I did a little digging, aside from Shida (my fav), Tate and Kuroyanagi, most of these guys (and gals) are freelancers.
I hope they stick around for the upcoming new arc, should be tons of fun!
Also saw Strong World (finally). Really fun movie, LOVED Naoto Takenaka’s hammy performance as main villain Shiki. The animation isn’t as raw as we saw in Baron Omatsuri or the Chopper remake but it’s just as strong and much more polished (ACTUAL CLEAN UP WORK…GASP)!
What have you been up to?
Hey William. Long time indeed. Thanks for dropping by again. I’m still trying to find myself and I graduated a looong time ago.

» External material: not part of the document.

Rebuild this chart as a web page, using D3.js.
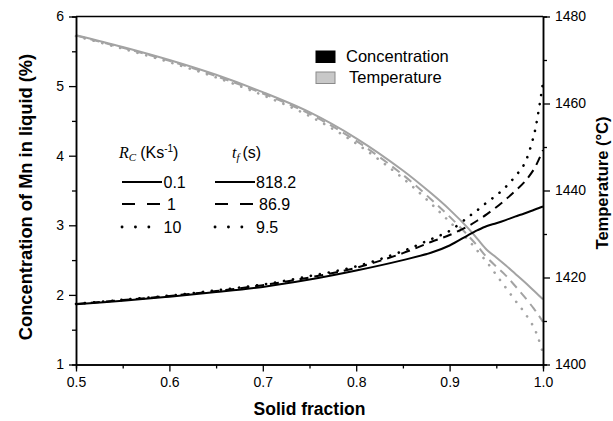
<!DOCTYPE html>
<html>
<head>
<meta charset="utf-8">
<script src="https://cdn.jsdelivr.net/npm/d3@7"></script>
<style>
  html, body { margin: 0; padding: 0; background: #fff; }
  svg { display: block; font-family: "Liberation Sans", Arial, sans-serif; }
</style>
</head>
<body>
<svg id="chart" width="613" height="421"></svg>
<script>
// Solid fraction grid shared by every curve
const solidFraction = [0.5, 0.55, 0.6, 0.65, 0.7, 0.75, 0.8, 0.85, 0.88, 0.9, 0.92, 0.93, 0.94, 0.95, 0.96, 0.97, 0.98, 0.99, 0.995, 1.0];

// Mn concentration in liquid (%) for each cooling rate
const concRc01 = [1.865, 1.915, 1.975, 2.04, 2.115, 2.22, 2.35, 2.50, 2.605, 2.71, 2.86, 2.93, 2.99, 3.03, 3.075, 3.125, 3.17, 3.22, 3.245, 3.27];
const concRc1  = [1.87, 1.925, 1.985, 2.055, 2.14, 2.25, 2.39, 2.60, 2.76, 2.86, 2.99, 3.07, 3.16, 3.26, 3.37, 3.49, 3.62, 3.80, 3.93, 4.08];
const concRc10 = [1.87, 1.93, 1.99, 2.065, 2.15, 2.27, 2.41, 2.63, 2.80, 2.92, 3.12, 3.22, 3.33, 3.43, 3.55, 3.70, 3.88, 4.28, 4.62, 5.05];

// Temperature (°C) for each cooling rate
const tempRc01 = [1475.7, 1473.0, 1470.0, 1466.6, 1462.6, 1458.0, 1452.0, 1444.6, 1439.4, 1435.6, 1431.3, 1428.8, 1426.3, 1424.6, 1422.8, 1420.9, 1419.0, 1417.0, 1416.0, 1415.0];
const tempRc1  = [1475.6, 1472.8, 1469.8, 1466.3, 1462.3, 1457.6, 1451.4, 1443.6, 1438.0, 1434.0, 1429.6, 1427.2, 1424.6, 1422.5, 1420.5, 1418.1, 1415.6, 1412.9, 1411.4, 1409.8];
const tempRc10 = [1475.5, 1472.6, 1469.5, 1466.0, 1461.9, 1457.1, 1450.8, 1442.8, 1437.0, 1432.8, 1428.6, 1426.1, 1423.5, 1420.6, 1417.7, 1414.8, 1412.0, 1408.6, 1406.0, 1402.5];

// Legend entries: cooling rate and matching local solidification time
const coolingRates = ["0.1", "1", "10"];
const solidTimes = ["818.2", "86.9", "9.5"];

// Tick values
const xTicks = [0.5, 0.6, 0.7, 0.8, 0.9, 1.0];
const xMinorTicks = [0.55, 0.65, 0.75, 0.85, 0.95];
const yLeftTicks = [1, 2, 3, 4, 5, 6];
const yLeftMinorTicks = [1.5, 2.5, 3.5, 4.5, 5.5];
const yRightTicks = [1400, 1420, 1440, 1460, 1480];
const yRightMinorTicks = [1410, 1430, 1450, 1470];

const svg = d3.select("#chart");
const plot = { left: 76, right: 543, top: 16.5, bottom: 364.5 };

const x = d3.scaleLinear().domain([0.5, 1.0]).range([plot.left, plot.right]);
const yL = d3.scaleLinear().domain([1, 6]).range([plot.bottom, plot.top]);
const yR = d3.scaleLinear().domain([1400, 1480]).range([plot.bottom, plot.top]);

const styles = [
  { dash: null, cap: "butt" },
  { dash: "9,6", cap: "butt" },
  { dash: "0.1,9", cap: "round" }
];

const gray = "#a3a3a3";

// Curves
function drawCurve(values, yScale, color, style) {
  const line = d3.line()
    .x((d, i) => x(solidFraction[i]))
    .y(d => yScale(d))
    .curve(d3.curveCatmullRom.alpha(0.5));
  const p = svg.append("path")
    .attr("d", line(values))
    .attr("fill", "none")
    .attr("stroke", color)
    .attr("stroke-width", style.cap === "round" ? 2.6 : 2)
    .attr("stroke-linecap", style.cap);
  if (style.dash) p.attr("stroke-dasharray", style.dash);
}

[tempRc01, tempRc1, tempRc10].forEach((v, i) => drawCurve(v, yR, gray, styles[i]));
[concRc01, concRc1, concRc10].forEach((v, i) => drawCurve(v, yL, "#000", styles[i]));

// Axes
function styleAxis(g) {
  g.selectAll("path").attr("stroke", "#000").attr("stroke-width", 1.5);
  g.selectAll("line").attr("stroke", "#000").attr("stroke-width", 1.3);
  g.selectAll("text").attr("font-size", 14).attr("fill", "#000")
    .attr("font-family", "'Liberation Sans', Arial, sans-serif");
}

const fmt1 = d3.format(".1f");

svg.append("g")
  .attr("transform", `translate(0,${plot.bottom})`)
  .call(d3.axisBottom(x).tickValues(xMinorTicks).tickSize(4).tickFormat(""))
  .call(styleAxis);
svg.append("g")
  .attr("transform", `translate(0,${plot.bottom})`)
  .call(d3.axisBottom(x).tickValues(xTicks).tickSize(7).tickSizeOuter(0).tickPadding(6).tickFormat(fmt1))
  .call(styleAxis);

svg.append("g")
  .attr("transform", `translate(${plot.left},0)`)
  .call(d3.axisLeft(yL).tickValues(yLeftMinorTicks).tickSize(4).tickFormat(""))
  .call(styleAxis);
svg.append("g")
  .attr("transform", `translate(${plot.left},0)`)
  .call(d3.axisLeft(yL).tickValues(yLeftTicks).tickSize(7).tickSizeOuter(0).tickPadding(5).tickFormat(d3.format("d")))
  .call(styleAxis);

svg.append("g")
  .attr("transform", `translate(${plot.right},0)`)
  .call(d3.axisRight(yR).tickValues(yRightMinorTicks).tickSize(4).tickFormat(""))
  .call(styleAxis);
svg.append("g")
  .attr("transform", `translate(${plot.right},0)`)
  .call(d3.axisRight(yR).tickValues(yRightTicks).tickSize(7).tickSizeOuter(0).tickPadding(5).tickFormat(d3.format("d")))
  .call(styleAxis);

// Top frame line
svg.append("line")
  .attr("x1", plot.left).attr("x2", plot.right)
  .attr("y1", plot.top).attr("y2", plot.top)
  .attr("stroke", "#000").attr("stroke-width", 1.5);

// Axis titles
svg.append("text")
  .attr("x", (plot.left + plot.right) / 2).attr("y", 415)
  .attr("text-anchor", "middle")
  .attr("font-size", 17.5).attr("font-weight", "bold")
  .text("Solid fraction");

svg.append("text")
  .attr("transform", `translate(32,197) rotate(-90)`)
  .attr("text-anchor", "middle")
  .attr("font-size", 18.3).attr("font-weight", "bold")
  .text("Concentration of Mn in liquid (%)");

svg.append("text")
  .attr("transform", `translate(608,183) rotate(-90)`)
  .attr("text-anchor", "middle")
  .attr("font-size", 16.5).attr("font-weight", "bold")
  .text("Temperature (°C)");

// Series-type legend
const typeLegend = [
  { label: "Concentration", fill: "#000", stroke: "#000", y: 51, tx: 346 },
  { label: "Temperature", fill: "#c8c8c8", stroke: "#8a8a8a", y: 72, tx: 349 }
];
typeLegend.forEach(d => {
  svg.append("rect")
    .attr("x", 316).attr("y", d.y).attr("width", 19).attr("height", 11.5)
    .attr("fill", d.fill).attr("stroke", d.stroke).attr("stroke-width", 1);
  svg.append("text")
    .attr("x", d.tx).attr("y", d.y + 10.5)
    .attr("font-size", 16.5)
    .text(d.label);
});

// Cooling-rate / solidification-time legend
const hdr1 = svg.append("text").attr("x", 119).attr("y", 158).attr("font-size", 16);
hdr1.append("tspan").attr("font-family", "'Liberation Serif', serif").attr("font-style", "italic").text("R");
hdr1.append("tspan").attr("font-family", "'Liberation Serif', serif").attr("font-style", "italic")
  .attr("font-size", 11).attr("dy", 3).text("C");
hdr1.append("tspan").attr("dy", -3).attr("dx", 4).text("(Ks");
hdr1.append("tspan").attr("font-size", 10).attr("dy", -6).text("-1");
hdr1.append("tspan").attr("dy", 6).text(")");

const hdr2 = svg.append("text").attr("x", 232).attr("y", 158).attr("font-size", 16);
hdr2.append("tspan").attr("font-family", "'Liberation Serif', serif").attr("font-style", "italic").text("t");
hdr2.append("tspan").attr("font-family", "'Liberation Serif', serif").attr("font-style", "italic")
  .attr("font-size", 11).attr("dy", 3).text("f");
hdr2.append("tspan").attr("dy", -3).attr("dx", 3).text("(s)");

const legendStyles = [
  { dash: null, cap: "butt", w: 2 },
  { dash: "13,12", cap: "butt", w: 2.2 },
  { dash: "0.1,13.3", cap: "round", w: 2.8 }
];
const rowY = [182, 204, 227];
coolingRates.forEach((rc, i) => {
  const st = legendStyles[i];
  [[122, 162], [215, 255]].forEach(([a, b]) => {
    const l = svg.append("line")
      .attr("x1", a).attr("x2", b).attr("y1", rowY[i]).attr("y2", rowY[i])
      .attr("stroke", "#000").attr("stroke-width", st.w).attr("stroke-linecap", st.cap);
    if (st.dash) l.attr("stroke-dasharray", st.dash);
  });
  svg.append("text").attr("x", i === 1 ? 167 : 163.5).attr("y", rowY[i] + 5.5)
    .attr("font-size", 16).text(rc);
  svg.append("text").attr("x", i === 1 ? 259 : 256).attr("y", rowY[i] + 5.5)
    .attr("font-size", 16).text(solidTimes[i]);
});
</script>
</body>
</html>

I’ve been experiencing anime fatigue as well, partly because things have been pretty busy in my life, but also because there’s not much new stuff that interests me these days. I guess I’m going through a rest period right now. I considered writing some things about certain movies that came out recently, but felt like other people had already written about them saying things I felt, so I didn’t want to waste my breath. I even started feeling tired of my own writing, like I was just repeating myself these days, so I thought I’d give it a rest for a bit.

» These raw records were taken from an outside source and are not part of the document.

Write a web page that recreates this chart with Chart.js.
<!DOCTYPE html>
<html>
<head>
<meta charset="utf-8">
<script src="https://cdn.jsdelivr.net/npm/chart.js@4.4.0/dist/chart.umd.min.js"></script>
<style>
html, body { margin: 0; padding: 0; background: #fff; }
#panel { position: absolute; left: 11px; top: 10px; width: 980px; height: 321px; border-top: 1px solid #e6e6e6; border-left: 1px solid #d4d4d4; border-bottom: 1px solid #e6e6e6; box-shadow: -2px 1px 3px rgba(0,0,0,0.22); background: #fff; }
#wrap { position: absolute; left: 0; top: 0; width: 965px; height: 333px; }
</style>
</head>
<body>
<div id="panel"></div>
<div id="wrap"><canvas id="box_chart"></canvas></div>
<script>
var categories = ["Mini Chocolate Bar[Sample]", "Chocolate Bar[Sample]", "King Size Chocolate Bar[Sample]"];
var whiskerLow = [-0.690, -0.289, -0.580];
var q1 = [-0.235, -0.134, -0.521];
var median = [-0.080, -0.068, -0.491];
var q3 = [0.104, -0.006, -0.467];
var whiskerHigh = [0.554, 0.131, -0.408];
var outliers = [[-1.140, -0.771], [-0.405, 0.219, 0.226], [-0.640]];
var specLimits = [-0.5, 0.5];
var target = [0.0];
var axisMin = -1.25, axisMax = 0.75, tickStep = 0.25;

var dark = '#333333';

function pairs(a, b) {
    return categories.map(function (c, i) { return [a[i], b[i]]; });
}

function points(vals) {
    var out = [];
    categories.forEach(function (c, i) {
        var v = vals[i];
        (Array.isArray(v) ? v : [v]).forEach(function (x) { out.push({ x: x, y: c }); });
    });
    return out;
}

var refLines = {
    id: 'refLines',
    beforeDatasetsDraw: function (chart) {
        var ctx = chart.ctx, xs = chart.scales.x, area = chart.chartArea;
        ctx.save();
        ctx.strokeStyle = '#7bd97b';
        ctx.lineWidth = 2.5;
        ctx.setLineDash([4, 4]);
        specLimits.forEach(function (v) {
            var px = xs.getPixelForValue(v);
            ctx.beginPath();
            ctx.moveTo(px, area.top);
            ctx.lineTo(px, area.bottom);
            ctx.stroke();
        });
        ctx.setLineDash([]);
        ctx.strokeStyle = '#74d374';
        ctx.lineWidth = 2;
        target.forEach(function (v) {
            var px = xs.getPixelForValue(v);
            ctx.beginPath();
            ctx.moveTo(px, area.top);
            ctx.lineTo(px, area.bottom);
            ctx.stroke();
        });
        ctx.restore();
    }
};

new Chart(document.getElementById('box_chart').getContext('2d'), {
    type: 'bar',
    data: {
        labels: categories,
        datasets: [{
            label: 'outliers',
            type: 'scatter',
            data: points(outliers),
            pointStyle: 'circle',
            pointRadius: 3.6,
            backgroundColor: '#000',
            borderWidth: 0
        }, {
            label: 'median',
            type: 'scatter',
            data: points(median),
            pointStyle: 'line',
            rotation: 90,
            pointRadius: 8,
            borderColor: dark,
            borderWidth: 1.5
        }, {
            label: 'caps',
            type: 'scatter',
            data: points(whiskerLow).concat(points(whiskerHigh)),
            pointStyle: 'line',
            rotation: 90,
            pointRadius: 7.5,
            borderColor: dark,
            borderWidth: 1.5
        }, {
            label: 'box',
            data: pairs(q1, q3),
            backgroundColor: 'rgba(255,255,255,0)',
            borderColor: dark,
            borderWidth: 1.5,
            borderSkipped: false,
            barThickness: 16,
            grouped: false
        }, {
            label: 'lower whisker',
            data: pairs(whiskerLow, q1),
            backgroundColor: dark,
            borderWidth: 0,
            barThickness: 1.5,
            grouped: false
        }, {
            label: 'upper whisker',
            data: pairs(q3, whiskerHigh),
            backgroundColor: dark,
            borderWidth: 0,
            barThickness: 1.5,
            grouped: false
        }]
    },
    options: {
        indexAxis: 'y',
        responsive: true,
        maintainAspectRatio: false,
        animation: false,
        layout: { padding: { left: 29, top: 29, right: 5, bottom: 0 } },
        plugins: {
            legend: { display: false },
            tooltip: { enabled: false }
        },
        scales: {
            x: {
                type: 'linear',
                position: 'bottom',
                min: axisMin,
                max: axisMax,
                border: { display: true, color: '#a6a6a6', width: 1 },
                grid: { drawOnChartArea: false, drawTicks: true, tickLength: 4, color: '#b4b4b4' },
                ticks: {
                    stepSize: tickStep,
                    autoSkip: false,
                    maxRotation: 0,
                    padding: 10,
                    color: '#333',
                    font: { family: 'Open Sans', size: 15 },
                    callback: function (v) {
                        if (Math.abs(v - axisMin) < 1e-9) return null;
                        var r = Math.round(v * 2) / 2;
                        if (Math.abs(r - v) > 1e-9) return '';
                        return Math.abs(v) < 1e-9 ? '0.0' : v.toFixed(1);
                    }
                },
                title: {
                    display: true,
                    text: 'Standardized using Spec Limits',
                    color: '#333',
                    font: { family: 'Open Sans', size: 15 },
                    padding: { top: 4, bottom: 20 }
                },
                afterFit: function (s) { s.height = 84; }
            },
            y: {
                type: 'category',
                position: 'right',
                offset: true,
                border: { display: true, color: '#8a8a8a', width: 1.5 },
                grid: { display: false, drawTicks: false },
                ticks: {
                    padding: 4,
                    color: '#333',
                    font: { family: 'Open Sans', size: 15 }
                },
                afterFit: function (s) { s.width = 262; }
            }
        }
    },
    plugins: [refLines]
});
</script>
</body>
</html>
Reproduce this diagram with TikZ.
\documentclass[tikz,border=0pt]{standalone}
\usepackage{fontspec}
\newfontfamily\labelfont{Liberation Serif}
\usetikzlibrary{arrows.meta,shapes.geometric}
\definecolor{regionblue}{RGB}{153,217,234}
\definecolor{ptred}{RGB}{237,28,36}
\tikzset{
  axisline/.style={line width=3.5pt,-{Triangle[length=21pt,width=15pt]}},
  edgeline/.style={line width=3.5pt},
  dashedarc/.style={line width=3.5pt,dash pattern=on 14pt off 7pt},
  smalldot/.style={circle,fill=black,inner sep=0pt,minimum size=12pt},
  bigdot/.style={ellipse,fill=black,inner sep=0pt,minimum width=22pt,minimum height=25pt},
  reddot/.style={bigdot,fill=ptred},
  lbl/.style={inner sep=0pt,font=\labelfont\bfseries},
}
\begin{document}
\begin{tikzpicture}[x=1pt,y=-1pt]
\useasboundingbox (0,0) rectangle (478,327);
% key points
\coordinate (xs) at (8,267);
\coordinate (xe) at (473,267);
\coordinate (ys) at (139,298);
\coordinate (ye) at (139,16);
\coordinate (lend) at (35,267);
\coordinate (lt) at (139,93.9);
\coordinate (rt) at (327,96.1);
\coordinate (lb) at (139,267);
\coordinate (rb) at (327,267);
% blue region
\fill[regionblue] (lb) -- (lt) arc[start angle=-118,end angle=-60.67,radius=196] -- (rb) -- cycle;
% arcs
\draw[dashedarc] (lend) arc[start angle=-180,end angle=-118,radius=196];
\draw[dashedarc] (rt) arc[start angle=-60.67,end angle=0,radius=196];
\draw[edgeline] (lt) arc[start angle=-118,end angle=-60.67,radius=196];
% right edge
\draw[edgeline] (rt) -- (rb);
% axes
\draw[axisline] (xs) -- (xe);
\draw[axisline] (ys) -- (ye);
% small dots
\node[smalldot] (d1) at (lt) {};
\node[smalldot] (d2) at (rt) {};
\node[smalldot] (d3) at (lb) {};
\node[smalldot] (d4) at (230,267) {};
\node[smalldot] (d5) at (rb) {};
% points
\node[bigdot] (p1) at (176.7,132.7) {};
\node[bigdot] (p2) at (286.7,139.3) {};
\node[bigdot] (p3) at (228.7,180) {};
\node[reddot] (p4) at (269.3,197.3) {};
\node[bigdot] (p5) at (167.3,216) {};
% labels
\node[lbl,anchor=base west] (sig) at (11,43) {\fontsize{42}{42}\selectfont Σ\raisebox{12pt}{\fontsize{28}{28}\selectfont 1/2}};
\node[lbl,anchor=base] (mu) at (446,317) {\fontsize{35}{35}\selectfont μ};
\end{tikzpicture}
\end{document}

Anyway, thanks for the update on One Piece… It’s remarkable how much good animation is coming out of that show all of a sudden. There must be an enlightened producer bringing in all these good animators or something. And at the same time I find it depressing how many new names there are that I’d never heard of that are quite talented. I can’t even begin to understand how the creator of that MAD can identify so many of those animators. Shida and Tate I understand; they have a unique style that jumps out even to someone who’s never seen the show before. But I can’t identify the others, and as far as I know they’re pretty new. I guess I haven’t watched the show enough.
I saw Strong World quite a while back and remember enjoying it, though as you say it’s not quite as full of vivid animation as the Chopper or Hosoda movies.

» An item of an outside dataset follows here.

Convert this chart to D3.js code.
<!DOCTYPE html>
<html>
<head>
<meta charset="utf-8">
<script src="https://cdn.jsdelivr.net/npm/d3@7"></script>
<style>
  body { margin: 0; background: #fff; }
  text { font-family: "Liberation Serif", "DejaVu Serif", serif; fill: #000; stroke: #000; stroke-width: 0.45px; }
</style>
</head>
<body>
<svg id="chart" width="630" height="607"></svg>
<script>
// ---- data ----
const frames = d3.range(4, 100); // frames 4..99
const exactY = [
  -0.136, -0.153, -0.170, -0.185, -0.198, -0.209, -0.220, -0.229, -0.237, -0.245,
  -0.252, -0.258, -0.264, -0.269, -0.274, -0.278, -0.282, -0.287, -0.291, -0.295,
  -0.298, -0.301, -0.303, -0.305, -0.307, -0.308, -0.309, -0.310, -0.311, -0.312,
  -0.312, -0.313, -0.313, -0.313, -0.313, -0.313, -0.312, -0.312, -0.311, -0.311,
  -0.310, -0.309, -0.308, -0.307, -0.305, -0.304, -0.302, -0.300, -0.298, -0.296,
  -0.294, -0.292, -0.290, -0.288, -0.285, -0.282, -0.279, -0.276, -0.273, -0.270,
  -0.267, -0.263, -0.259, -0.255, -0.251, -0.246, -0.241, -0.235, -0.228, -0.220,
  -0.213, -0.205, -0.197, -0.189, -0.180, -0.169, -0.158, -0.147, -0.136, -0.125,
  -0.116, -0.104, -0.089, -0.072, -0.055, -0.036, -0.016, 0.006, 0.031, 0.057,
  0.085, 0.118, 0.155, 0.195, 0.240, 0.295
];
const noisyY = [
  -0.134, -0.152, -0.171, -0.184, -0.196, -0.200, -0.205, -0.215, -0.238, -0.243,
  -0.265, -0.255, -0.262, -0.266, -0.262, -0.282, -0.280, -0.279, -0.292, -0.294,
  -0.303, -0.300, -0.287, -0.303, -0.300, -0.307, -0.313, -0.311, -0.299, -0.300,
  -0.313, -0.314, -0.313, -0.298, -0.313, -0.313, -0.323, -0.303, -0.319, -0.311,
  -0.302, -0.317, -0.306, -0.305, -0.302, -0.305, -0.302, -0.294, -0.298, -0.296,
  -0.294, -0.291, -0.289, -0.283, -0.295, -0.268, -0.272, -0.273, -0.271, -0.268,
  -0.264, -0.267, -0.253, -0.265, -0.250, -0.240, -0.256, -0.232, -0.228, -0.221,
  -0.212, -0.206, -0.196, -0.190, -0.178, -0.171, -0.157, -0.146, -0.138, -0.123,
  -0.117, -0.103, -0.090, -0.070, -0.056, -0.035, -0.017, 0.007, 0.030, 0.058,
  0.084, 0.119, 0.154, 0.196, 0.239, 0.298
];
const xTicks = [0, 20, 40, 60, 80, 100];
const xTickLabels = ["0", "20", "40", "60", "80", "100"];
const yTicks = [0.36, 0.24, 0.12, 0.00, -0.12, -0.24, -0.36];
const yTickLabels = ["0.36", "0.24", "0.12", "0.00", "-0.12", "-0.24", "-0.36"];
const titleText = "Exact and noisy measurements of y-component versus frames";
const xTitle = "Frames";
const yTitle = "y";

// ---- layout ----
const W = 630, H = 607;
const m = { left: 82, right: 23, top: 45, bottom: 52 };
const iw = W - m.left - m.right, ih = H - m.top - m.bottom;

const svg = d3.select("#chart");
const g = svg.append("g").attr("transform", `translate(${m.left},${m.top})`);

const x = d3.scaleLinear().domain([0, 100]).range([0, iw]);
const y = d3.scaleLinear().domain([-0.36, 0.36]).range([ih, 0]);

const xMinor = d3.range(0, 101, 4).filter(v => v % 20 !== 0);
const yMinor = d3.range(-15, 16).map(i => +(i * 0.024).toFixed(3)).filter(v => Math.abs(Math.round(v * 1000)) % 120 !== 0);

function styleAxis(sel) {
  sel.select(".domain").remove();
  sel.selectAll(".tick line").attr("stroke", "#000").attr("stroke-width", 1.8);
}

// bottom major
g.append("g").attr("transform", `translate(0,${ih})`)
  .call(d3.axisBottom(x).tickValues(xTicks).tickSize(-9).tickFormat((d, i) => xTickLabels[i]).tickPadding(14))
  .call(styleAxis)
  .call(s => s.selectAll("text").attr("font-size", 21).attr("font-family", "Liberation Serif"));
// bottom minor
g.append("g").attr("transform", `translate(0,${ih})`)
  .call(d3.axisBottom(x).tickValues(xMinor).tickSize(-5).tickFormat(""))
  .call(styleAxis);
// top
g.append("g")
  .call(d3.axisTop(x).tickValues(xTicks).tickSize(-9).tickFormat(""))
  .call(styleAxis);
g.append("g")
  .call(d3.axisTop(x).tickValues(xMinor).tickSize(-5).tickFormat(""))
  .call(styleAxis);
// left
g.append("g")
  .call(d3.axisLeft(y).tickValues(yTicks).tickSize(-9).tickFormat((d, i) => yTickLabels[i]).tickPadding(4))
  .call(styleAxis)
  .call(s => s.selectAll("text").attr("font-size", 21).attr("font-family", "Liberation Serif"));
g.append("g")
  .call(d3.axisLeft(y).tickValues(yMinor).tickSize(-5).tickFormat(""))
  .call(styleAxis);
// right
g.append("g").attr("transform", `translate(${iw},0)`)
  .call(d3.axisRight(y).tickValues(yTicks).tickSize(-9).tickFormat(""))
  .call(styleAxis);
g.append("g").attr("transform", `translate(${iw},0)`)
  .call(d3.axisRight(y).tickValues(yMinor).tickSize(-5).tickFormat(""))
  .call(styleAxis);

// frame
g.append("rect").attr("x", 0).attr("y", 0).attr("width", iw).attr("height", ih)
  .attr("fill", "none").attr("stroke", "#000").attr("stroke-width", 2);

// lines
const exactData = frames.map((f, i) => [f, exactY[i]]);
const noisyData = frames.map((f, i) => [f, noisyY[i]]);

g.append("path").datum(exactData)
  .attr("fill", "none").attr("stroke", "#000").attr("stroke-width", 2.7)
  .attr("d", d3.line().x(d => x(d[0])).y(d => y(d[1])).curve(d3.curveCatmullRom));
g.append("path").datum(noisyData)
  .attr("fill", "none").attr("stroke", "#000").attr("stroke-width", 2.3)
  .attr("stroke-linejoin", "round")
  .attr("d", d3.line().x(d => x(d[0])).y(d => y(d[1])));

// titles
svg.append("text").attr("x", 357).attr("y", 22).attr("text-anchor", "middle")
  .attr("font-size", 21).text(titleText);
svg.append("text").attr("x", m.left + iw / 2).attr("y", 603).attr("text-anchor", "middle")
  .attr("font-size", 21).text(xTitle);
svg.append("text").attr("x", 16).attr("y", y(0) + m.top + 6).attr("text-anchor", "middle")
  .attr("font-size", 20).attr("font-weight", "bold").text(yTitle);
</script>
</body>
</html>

Sorry for the late reply. I saw Nekohiki no Oruorane (Oruorane the Cat Player) a while back. It’s a rarity I never expected to see, but I was disappointed by it. Weak story and weak animation. Disappointing because it has Shichiro Kobayashi doing art and is solo animated by Toshiharu Murata. (albeit with assistance from Eiji Suganuma and Shiho Takeuchi, both obviously better animators) And disappointing because I liked director Mizuho Nishikubo’s earlier Takeshi Shudo OVA Radio City Fantasy, which has been one of my favorite OVAs for a long time.
Ben, whenever you feel like doing so you should check out Dantalian no Shoka episode 11 (otherwise know as the 9th episode that’s aired of Dantalian; they’ve have some peculiar numbering system here). Osamu Kobayashi was the episode director and Motonobu Hori was sakkan. Yuasa did some key animation too.
Thanks, Braves. I checked it out and I really liked it. It looks like Kobayashi drew most of the backgrounds. Never seen him doing that before, except maybe in his early shorts, but they’re beautiful and show a side of him I hadn’t quite known. Kind of reminded me of that Utsunomiya episode of Aquarion where they set aside a whole episode in a separate world and let Utsunomiya do his thing so that it wouldn’t seem too out of place. In addition to the bits that screamed Kobayashi there was some nice animation in there. I’m guessing Yuasa did the insectoid monsters, but it felt uncharacteristic of him, like he was holding back. I guess in a way it’s nice to see that he has control over his technique and can adapt to the subject matter at hand and doesn’t stick out a like a sore thumb whenever he works on a show not his own.
I saw Redline quite a while back, so I’ve kind of forgotten it now, and honestly I didn’t write anything about it at the time because it feels like everyone has already said all that needs to be said about it, and I don’t think I have anything significant to add, but I’ll be sure to write something once I get the chance to re-watch it.